Songkok Senapaten dan Rungkat, Tafsir Kosmologi Jawa Indonesia Emas “World View”
Istana Merdeka adalah poros utama bagian dari kosmologi spiritual Nusantara untuk menjaga asa Indonesia terus ada. Tak boleh Rungkat seisinya, tak boleh habis-habisan, yang pada akhirnya rakyat berebut makan antar saudara sendiri, sedangkan Tuan dan Nyonya pergi tak pernah kembali. Merdeka!
Mataram Menjadi Negara
Daulat Agung Utsmaniyah atau Kesultanan Utsmaniyah atau Kekaisaran Ottoman mengakhiri dominasi Kekaisaran Romawi Timur, seiring penundukan ibu kotanya di Konstantinopel (1453). Kemudian, sekira tahun 1600-an, Utsmaniyah menjadi kekuatan politik utama dunia, sepertiga wilayah dunia menjadi bagian dari kekaisaran ini pada abad ke-16 dan 17. Banyak kerajaan-kerajaan berporos pada Kesultanan Utsmaniyah sebagai tren. Dalam konteks kekinian, seperti halnya China yang terus berproyeksi untuk menguasai dunia dengan beragam strategi, termasuk proyek jalur sutera atau OBOR-nya. Banyak negara yang berporos ke Beijing. Begitu juga dengan Mataram, Kekaisaran Utsmaniyah dijadikan kiblat.

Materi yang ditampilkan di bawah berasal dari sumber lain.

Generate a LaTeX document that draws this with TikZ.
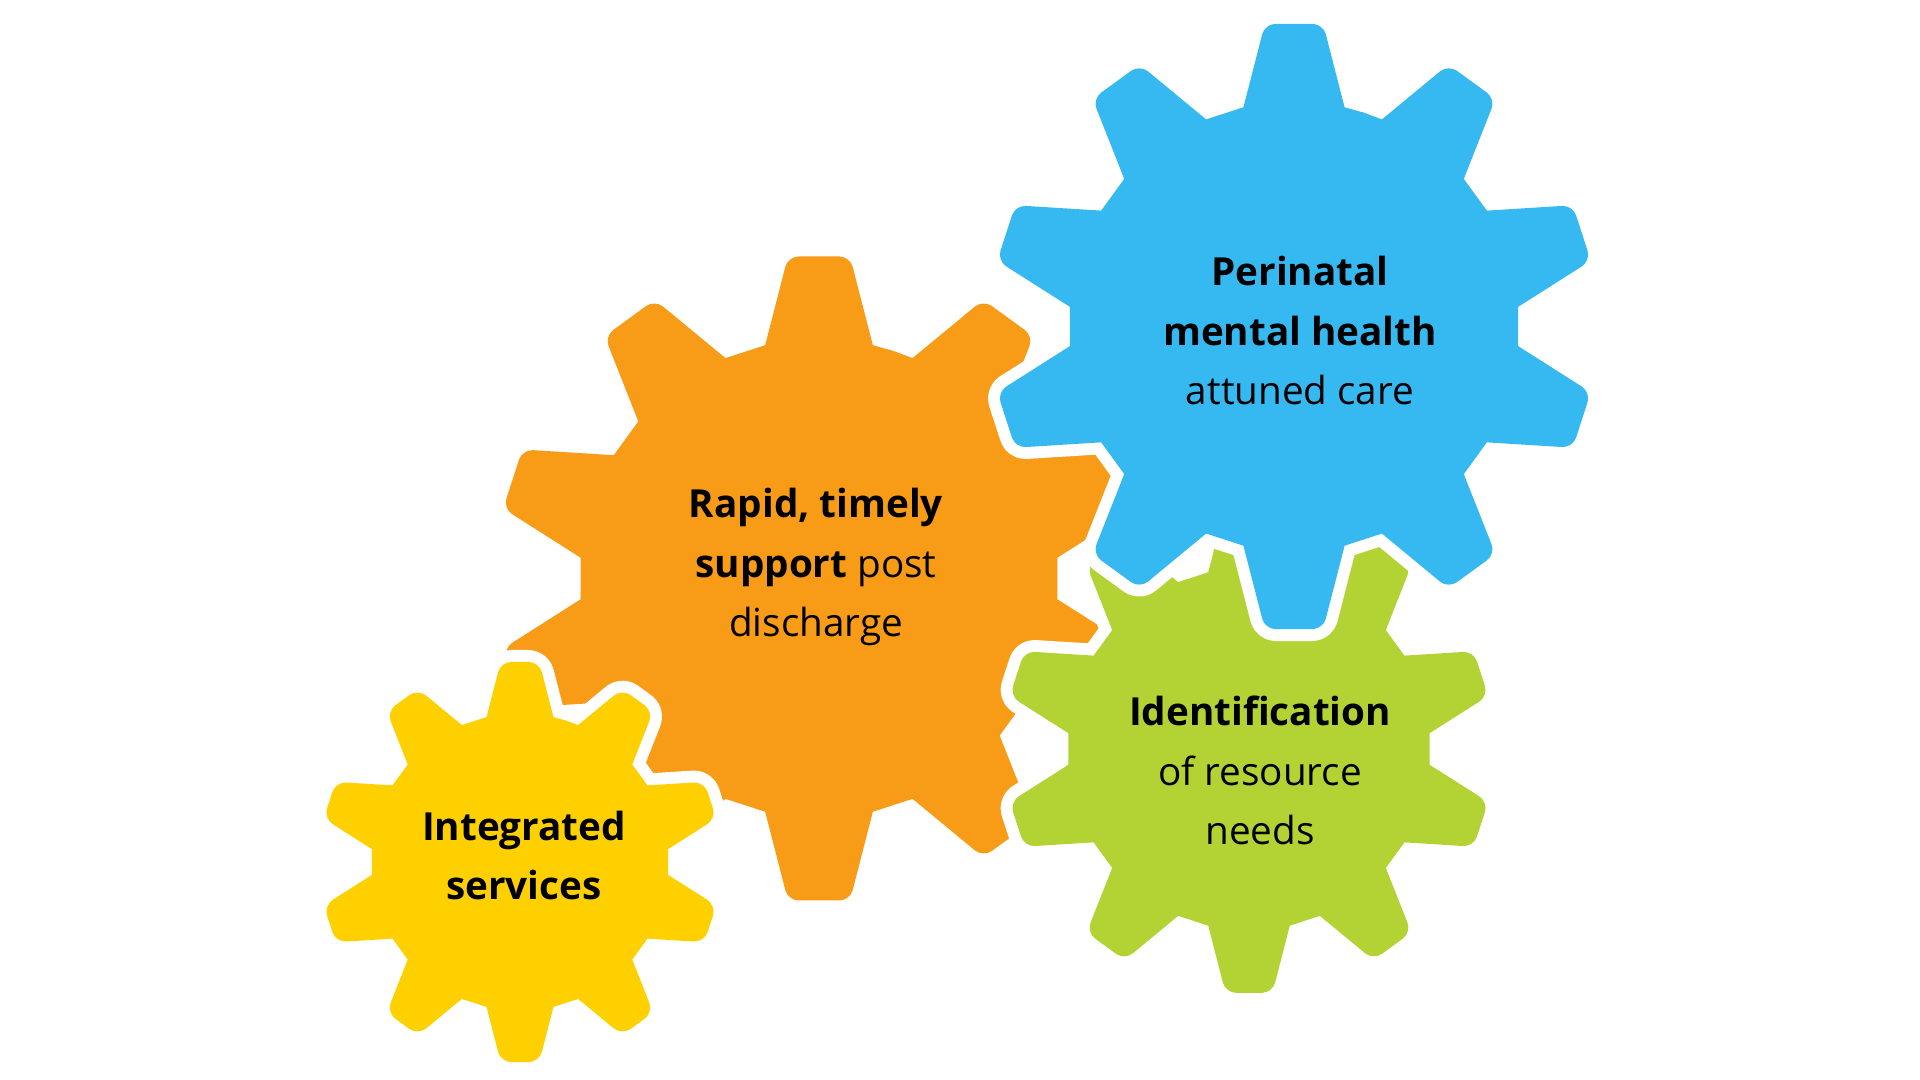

Pada tahun 1640 dan kembali lagi ke Mataram tahun 1641, utusan Sultan Agung Mataram menghadap Sultan Murad IV (1623-1640), untuk hubungan internasional diplomatik. Dari bentuk kerja sama itu, Prabu Anyakrakusuma dihadiahi gelar “Sultan ‘Abdullah Muhammad Maulana Jawi Matarami'”, selanjutnya secara resmi Prabu Anyakrakusuma dengan gelar takhta “Sultan ‘Abdullah Muhammad Maulana Matarami’ Susuhunan Agung Adi Prabu Hanyakrakusuma Senapati Ing Alaga Sayidin Panatagama Khalifatullah Tanah Jawi”.
Tak hanya itu, Mataram secara resmi menjadi negara/kerajaan Kesultanan Mataram dengan nama “Nagari Kasultanan Mataram” atau “Daulat Nuubil Mataram” yang berarti Mataram yang luhur.
Penegasan dari Turki Utsmaniyah kepada Mataram sebagai bentuk bagian persekutuan, secara simbolis disertai dengan bukti-bukti, yaitu simbol topi/songkok/kuluk penutup kepala yang dinamakan tarbusy sebagai mahkota. Selanjutnya diadopsi oleh Mataram hingga kini menjadi kuluk Kanigara berwarna biru yang dipakai oleh para raja Mataram dari era ke era sebagai kuluk (mahkota) penobatan raja. Atau kuluk pengantin pria dalam busana adat perkawinan di Solo dan Yogya, terutama untuk gaya pakaian basahan.
Tak hanya tarbusy, Utsmaniyah juga memberikan sepasang bendera berupa sejahit bagian kiswah Ka’bah dan sejahit lagi bagian satir makam Rasulullah, menjadi pusaka keraton dengan nama Kyai Tunggul Wulung dan Kyai Pare Anom. Utsmaniyah juga memberikan guci atau enceh tempat menyimpan air yang dinamakan Enceh Kyai Mendung, kini berada di makam Sultan Agung di Imogiri Bantul.
Sepeninggal Sultan Agung, hubungan Mataram Pleret dengan Turki tidak ditemukan jejak sejarahnya, bahkan putra Sultan Agung yang meneruskan takhta Mataram, yaitu Susuhunan Amangkurat Agung di Pleret hingga Sunan Pakubuwana II, tidak menggunakan gelar Sultan, kembali memakai gelar Sunan atau Susuhunan. Hemat penulis, VOC tidak menginginkan gelar Sultan dipakai, karena Sultan adalah seorang umaro atau pemimpin negara. Tentu gelar Sultan berimplikasi pada kekuasaan yang mengancam supremasi VOC secara politik. Selanjutnya, gelar Sultan dihidupkan lagi ketika Pangeran Mangkubumi menjadi Sultan Hamengkubuwana I dengan kerajaan berbentuk Kesultanan (Yogyakarta), berbalik dengan Surakarta dengan bentuk Kasunanan.
Pada era kekinian, perbandingan perjalanan Mataram dari era ke era, hanya Mataram Sultan Agungan ini yang disebut mewariskan kebudayaan asli monarki Jawa.